We are using as a primary the definition of pattern from [Ackerman L., Gonzalez C., 2011]: “a pattern is a proven best-practice solution to a known, recurring problem within a given context.” An architectural pattern for us is a general, reusable solution to a commonly occurring problem in Atlas information system architecture within a given context. A framework for us is architectural pattern for whole Atlas information system or some its logical parts.
More meanings of term pattern used in this article can be extracted from the Christopher Alexander books. In [Alexander C., et al., 1977] pattern “… describes a problem which occurs over and over again in our environment, and then describes the core of the solution to that problem, in such a way that you can use this solution a million times over, without ever doing it the same way twice.” In [Alexander C., 1979]: “Each pattern is a three-part rule, which expresses a relation between a certain context, a problem, and a solution.
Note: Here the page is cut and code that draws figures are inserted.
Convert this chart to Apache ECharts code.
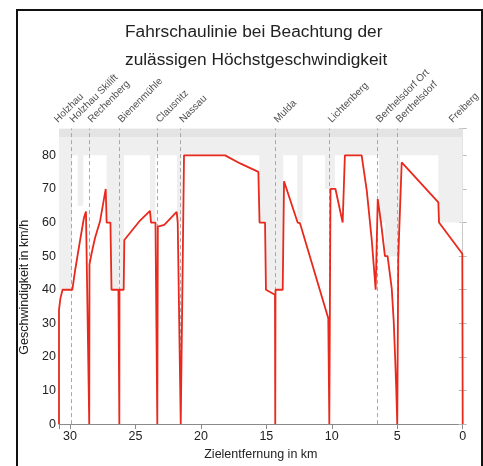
<!DOCTYPE html>
<html>
<head>
<meta charset="utf-8">
<script src="https://cdn.jsdelivr.net/npm/echarts@6/dist/echarts.min.js"></script>
<style>html,body{margin:0;padding:0;background:#fff}#c{width:483px;height:466px}</style>
</head>
<body>
<div id="c"></div>
<script>
// ---- data ----
var xMaxKm = 30.84;
var stationNames = ['Holzhau','Holzhau Skilift','Rechenberg','Bienenmühle','Clausnitz','Nassau','Mulda','Lichtenberg','Berthelsdorf Ort','Berthelsdorf','Freiberg'];
var stationKm = [31.1, 29.92, 28.53, 26.23, 23.33, 21.54, 14.32, 10.19, 6.52, 5.0, 0.95];

// speed limit zones (boundaries in km, value per zone)
var limitKm = [30.84, 29.84, 29.41, 28.98, 27.20, 26.85, 25.87, 23.89, 23.47, 21.83, 21.47, 15.54, 15.10, 13.71, 12.64, 12.22, 10.52, 9.76, 6.39, 5.94, 4.79, 1.86, 0];
var limitVal = [40, 80, 65, 80, 60, 40, 80, 60, 80, 60, 80, 60, 40, 80, 60, 80, 70, 80, 60, 50, 80, 60];

// driving curve
var speedKm = [30.84,30.84,30.73,30.57,29.82,29.62,29.24,28.93,28.78,28.53,28.51,28.34,28.09,27.71,27.27,27.20,26.91,26.83,26.30,26.23,
  26.22,25.90,25.85,24.65,23.89,23.81,23.47,23.33,23.29,22.80,21.85,21.77,21.62,21.54,21.29,18.15,17.00,15.61,15.52,15.10,15.03,14.34,14.32,
  14.30,13.75,13.65,12.61,12.43,10.27,10.19,10.10,9.72,9.17,9.00,7.72,7.33,6.95,6.65,6.49,6.24,6.14,5.94,5.74,5.42,5.27,5.17,5.08,5.00,
  4.92,4.84,4.66,1.86,1.81,0.03,0.0];
var speedVal = [0,34,37.5,40,40,45.5,54.5,61.5,63.3,0,47.6,51,55.4,60.3,70,60,60,40,40,0,
  40,40,54.8,60.6,63.5,60,60,0,58.8,59.3,63.2,60,60,0,80,80,77.6,75.1,60,60,40,38.5,0,
  40,40,72.3,60,59.8,31.5,0,70,70,60,80,80,69.6,54.9,40,67,60,60,50,50,40.3,30.6,20.8,11,0,
  50,50,77.9,66,60,50.7,0];

var yTicks = [0,10,20,30,40,50,60,70,80];
var xTicks = [0,5,10,15,20,25,30];

// ---- build ----
var limitData = [];
for (var i = 0; i < limitVal.length; i++) {
  limitData.push([limitKm[i], limitVal[i]]);
  limitData.push([limitKm[i+1], limitVal[i]]);
}
var speedData = speedKm.map(function (k, i) { return [k, speedVal[i]]; });
var stationData = stationKm.map(function (k, i) { return {value: [k, 88], name: stationNames[i]}; });
var lineStations = stationKm.slice(1, -1).map(function (k) { return {xAxis: k}; });

var FONT = "'Liberation Sans',Arial,sans-serif";
var chart = echarts.init(document.getElementById('c'), null, {renderer: 'canvas'});
chart.setOption({
  animation: false,
  title: {
    text: 'Fahrschaulinie bei Beachtung der\nzulässigen Höchstgeschwindigkeit',
    left: 120, top: 13,
    textStyle: {fontFamily: FONT, fontSize: 17.3, fontWeight: 'normal', color: '#222', lineHeight: 28}
  },
  graphic: [{
    type: 'rect', shape: {x: 17, y: 10, width: 465, height: 470},
    style: {fill: 'none', stroke: '#111', lineWidth: 2}, silent: true
  }],
  grid: {left: 59, right: 20.3, top: 128.5, bottom: 36.5},
  xAxis: [{
    type: 'value', min: 0, max: xMaxKm, inverse: true, interval: 5, position: 'bottom',
    name: 'Zielentfernung in km', nameLocation: 'middle', nameGap: 23,
    nameTextStyle: {fontFamily: FONT, fontSize: 12.5, color: '#222'},
    axisLine: {lineStyle: {color: '#c8c8c8'}}, axisTick: {show: false},
    splitLine: {show: false},
    axisLabel: {fontFamily: FONT, fontSize: 12.5, color: '#222', margin: 6,
      formatter: function (v) { return xTicks.indexOf(Math.round(v*1000)/1000) >= 0 ? String(v) : ''; }}
  }, {
    type: 'value', min: 0, max: xMaxKm, inverse: true, interval: 5, position: 'top',
    axisLine: {lineStyle: {color: '#8a8a8a'}},
    axisTick: {inside: true, length: 5, lineStyle: {color: '#8a8a8a'}},
    axisLabel: {show: false}, splitLine: {show: false}
  }],
  yAxis: [{
    type: 'value', min: 0, max: 88, interval: 10, position: 'left',
    name: 'Geschwindigkeit in km/h', nameLocation: 'middle', nameGap: 25,
    nameTextStyle: {fontFamily: FONT, fontSize: 12.5, color: '#222', padding: [0, 22, 0, 0]},
    axisLine: {show: true, lineStyle: {color: '#a0a0a0'}},
    axisTick: {show: true, inside: true, length: 4, lineStyle: {color: '#bbb'}},
    splitLine: {show: false},
    axisLabel: {fontFamily: FONT, fontSize: 12.5, color: '#222', margin: 3,
      formatter: function (v) { return yTicks.indexOf(v) >= 0 ? String(v) : ''; }}
  }, {
    type: 'value', min: 0, max: 88, interval: 10, position: 'right',
    axisLine: {show: true, lineStyle: {color: '#c8c8c8'}},
    axisTick: {show: true, inside: true, length: 4, lineStyle: {color: '#bbb'}},
    axisLabel: {show: false}, splitLine: {show: false}
  }],
  series: [{
    type: 'line', data: limitData, showSymbol: false, silent: true, z: 1,
    lineStyle: {width: 0, opacity: 0},
    areaStyle: {origin: 'end', color: '#efefef', opacity: 1}
  }, {
    type: 'line', data: [[xMaxKm, 85.5], [0, 85.5]], showSymbol: false, silent: true, z: 1,
    lineStyle: {width: 0, opacity: 0},
    areaStyle: {origin: 'end', color: '#e4e4e4', opacity: 1}
  }, {
    type: 'line', data: [], z: 2, silent: true,
    markLine: {silent: true, symbol: 'none', label: {show: false},
      lineStyle: {type: [4, 3], color: '#a8a8a8', width: 1}, data: lineStations}
  }, {
    type: 'line', data: speedData, showSymbol: false, z: 5, silent: true,
    lineStyle: {color: '#e8291c', width: 1.8}
  }, {
    type: 'scatter', data: stationData, symbolSize: 0, clip: false, z: 6, silent: true,
    label: {show: true, formatter: '{b}', rotate: 45, position: [4, -4], align: 'left', verticalAlign: 'bottom',
      fontFamily: FONT, fontSize: 10, color: '#222'}
  }]
});
</script>
</body>
</html>
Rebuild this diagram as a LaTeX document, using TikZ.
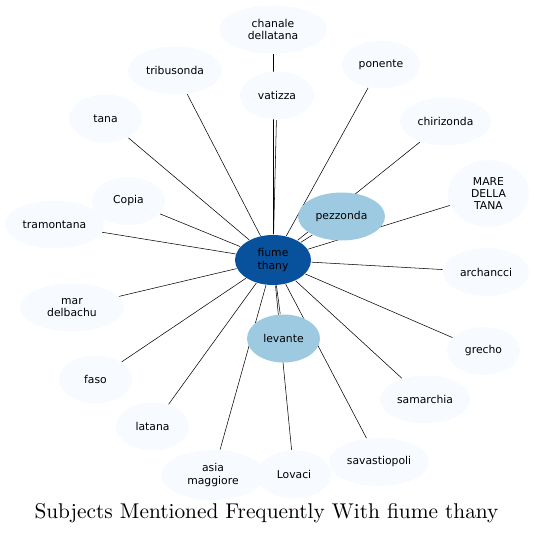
\documentclass[tikz,border=0pt]{standalone}
\usepackage{fontspec}
\newfontfamily\topicfont{DejaVu Sans}
\newfontfamily\titlefont{lmroman10-regular.otf}
\usetikzlibrary{shapes.geometric,backgrounds}

\definecolor{hubblue}{RGB}{8,81,156}
\definecolor{midblue}{RGB}{158,202,225}
\definecolor{paleblue}{RGB}{247,251,255}

\tikzset{every picture/.style={line width=0.9pt}}
\tikzset{
  topic/.style={ellipse, draw=none, fill=paleblue, inner sep=0pt, align=center,
    minimum width=#1*0.75pt, minimum height=36pt,
    font=\topicfont\fontsize{8.1}{9.2}\selectfont},
  topic/.default=72,
  strong/.style={topic=#1, fill=midblue},
  hubnode/.style={topic=#1, fill=hubblue, minimum height=37.5pt},
  link/.style={draw=black}
}

\begin{document}
\begin{tikzpicture}[x=0.75pt,y=0.75pt,yscale=-1,xscale=1]
\useasboundingbox (0,0) rectangle (534,535);

% Hub
\node[hubnode=76] (hub) at (273,260) {fiume\\thany};

% Topics, clockwise from the top
\node[topic=108] (chanale) at (273,29.5) {chanale\\dellatana};
\node[topic=74] (vatizza) at (277,95.5) {vatizza};
\node[topic=78] (ponente) at (381,64.5) {ponente};
\node[topic=91] (chirizonda) at (445.5,121.5) {chirizonda};
\node[topic=81, minimum height=50pt] (mare) at (488.5,193.5) {MARE\\DELLA\\TANA};
\node[strong=87] (pezzonda) at (341.5,216.5) {pezzonda};
\node[topic=86] (archancci) at (486,272) {archancci};
\node[topic=73] (grecho) at (483.5,351) {grecho};
\node[topic=90] (samarchia) at (425,399.5) {samarchia};
\node[topic=100] (savastiopoli) at (379,462) {savastiopoli};
\node[topic=74] (lovaci) at (294,474.5) {Lovaci};
\node[topic=104, minimum height=37.5pt] (asia) at (213,475) {asia\\maggiore};
\node[strong=73] (levante) at (283.5,338.5) {levante};
\node[topic=73] (latana) at (152.5,426.5) {latana};
\node[topic=73] (faso) at (95.5,379.5) {faso};
\node[topic=104] (delbachu) at (72,307.5) {mar\\delbachu};
\node[topic=99] (tramontana) at (54.5,224.5) {tramontana};
\node[topic=73] (copia) at (128.5,201) {Copia};
\node[topic=73] (tana) at (105.5,118.5) {tana};
\node[topic=94] (tribusonda) at (175,70.5) {tribusonda};

% Links, kept behind the ellipses
\begin{scope}[on background layer]
  \foreach \t in {chanale,vatizza,ponente,chirizonda,mare,pezzonda,archancci,
                  grecho,samarchia,savastiopoli,lovaci,asia,levante,latana,
                  faso,delbachu,tramontana,copia,tana,tribusonda}
    \draw[link] (hub) -- (\t);
\end{scope}

% Title
\node[font=\titlefont\fontsize{16}{19}\selectfont] (title) at (266.5,513) {Subjects Mentioned Frequently With fiume thany};

\end{tikzpicture}
\end{document}
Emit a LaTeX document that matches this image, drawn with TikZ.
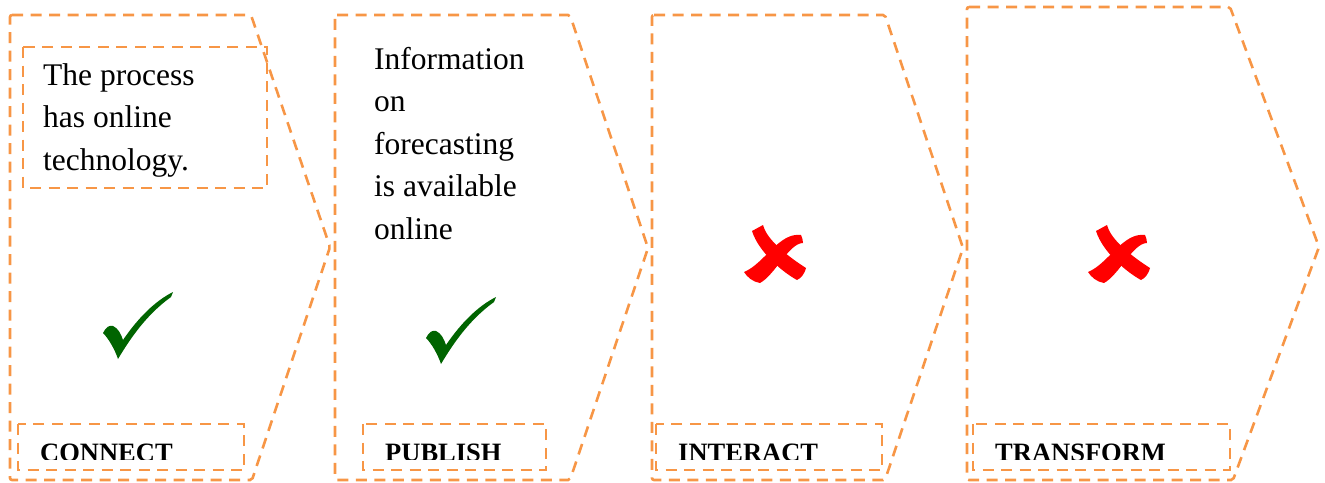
\documentclass[tikz,border=0pt]{standalone}
\usepackage{fontspec}
\setmainfont{Liberation Serif}
\begin{document}
\begin{tikzpicture}[x=1pt,y=-1pt,
  orangeline/.style={draw=boxorange, line width=2.6pt, dash pattern=on 11pt off 7.5pt},
  stage/.style={orangeline, rounded corners=2pt},
  labelbox/.style={orangeline},
  bodytext/.style={anchor=base west, inner sep=0pt, align=left,
    font=\fontsize{31.5}{42.5}\selectfont},
  labeltext/.style={anchor=base west, inner sep=0pt,
    font=\fontsize{26.5}{30}\selectfont\bfseries},
  pics/tick/.style={code={
    \fill[tickgreen] (-35,8) .. controls (-32,2) and (-29,0) .. (-25,1)
      .. controls (-20,3) and (-17,9) .. (-15,15)
      .. controls (0,-7) and (17,-24) .. (35,-33)
      -- (33,-28)
      .. controls (8,-10) and (-8,14) .. (-20,34)
      .. controls (-23,25) and (-29,14) .. cycle;
  }},
  pics/cross/.style={code={
    % stroke from upper left to lower right
    \fill[crossred] (-24,-23) -- (-13,-29)
      .. controls (-10,-17) and (5,-2) .. (30,14)
      .. controls (28,21) and (25,24) .. (21,26)
      .. controls (8,19) and (-17,-1) .. cycle;
    % stroke from upper right to lower left
    \fill[crossred] (-32,18) .. controls (-12,10) and (3,-22) .. (25,-19)
      .. controls (26,-17) and (27,-14) .. (27,-11)
      .. controls (13,-11) and (-1,21) .. (-16,29)
      .. controls (-23,28) and (-29,23) .. cycle;
  }}]
\definecolor{boxorange}{RGB}{247,150,70}
\definecolor{tickgreen}{RGB}{0,100,0}
\definecolor{crossred}{RGB}{255,0,0}
\useasboundingbox (0,0) rectangle (1325,482);

% stage outlines
\draw[stage] (10,15) -- (251,15) -- (330,247) -- (252,480) -- (10,480) -- cycle;
\draw[stage] (335,15) -- (570,15) -- (648,248) -- (570,480) -- (335,480) -- cycle;
\draw[stage] (652,15) -- (885,15) -- (963,248) -- (885,480) -- (652,480) -- cycle;
\draw[stage] (967,7) -- (1230,7) -- (1319,247) -- (1233,480) -- (967,480) -- cycle;

% description of the first stage (anchored at its last baseline)
\draw[labelbox] (23,47) rectangle (267,188);
\node[bodytext] (connectdesc) at (43,170) {The process\\has online\\technology.};

% description of the second stage (anchored at its last baseline)
\node[bodytext] (publishdesc) at (374,239) {Information\\on\\forecasting\\is available\\online};

% status marks
\pic at (138,325) {tick};
\pic at (461,330) {tick};
\pic at (776,254) {cross};
\pic at (1120,254) {cross};

% stage names
\draw[labelbox] (18,424) rectangle (244,470);
\draw[labelbox] (363,424) rectangle (546,470);
\draw[labelbox] (656,424) rectangle (882,470);
\draw[labelbox] (973,424) rectangle (1230,470);
\begin{scope}
  \clip (0,400) rectangle (1325,459.5);
  \node[labeltext] (connect) at (40,461) {CONNECT};
  \node[labeltext] (publish) at (385,461) {PUBLISH};
  \node[labeltext] (interact) at (678,461) {INTERACT};
  \node[labeltext] (transform) at (995,461) {TRANSFORM};
\end{scope}
\end{tikzpicture}
\end{document}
As an element in the world, each pattern is a relation between a certain context, a certain system of forces which occurs repeatedly in that context, and a certain spatial configuration which allows these forces to resolve themselves. As an element of language, a pattern is an instruction, which shows how this spatial configuration can be used, over and over again, to resolve the given system of forces, wherever the context makes it relevant. The pattern is, in short, at the same time a thing, which happens in the world, and the rule which tells us how to create that thing, and when we must create it. It is both a process and a thing; both description of a thing which is alive, and description of the process which will generate that thing.”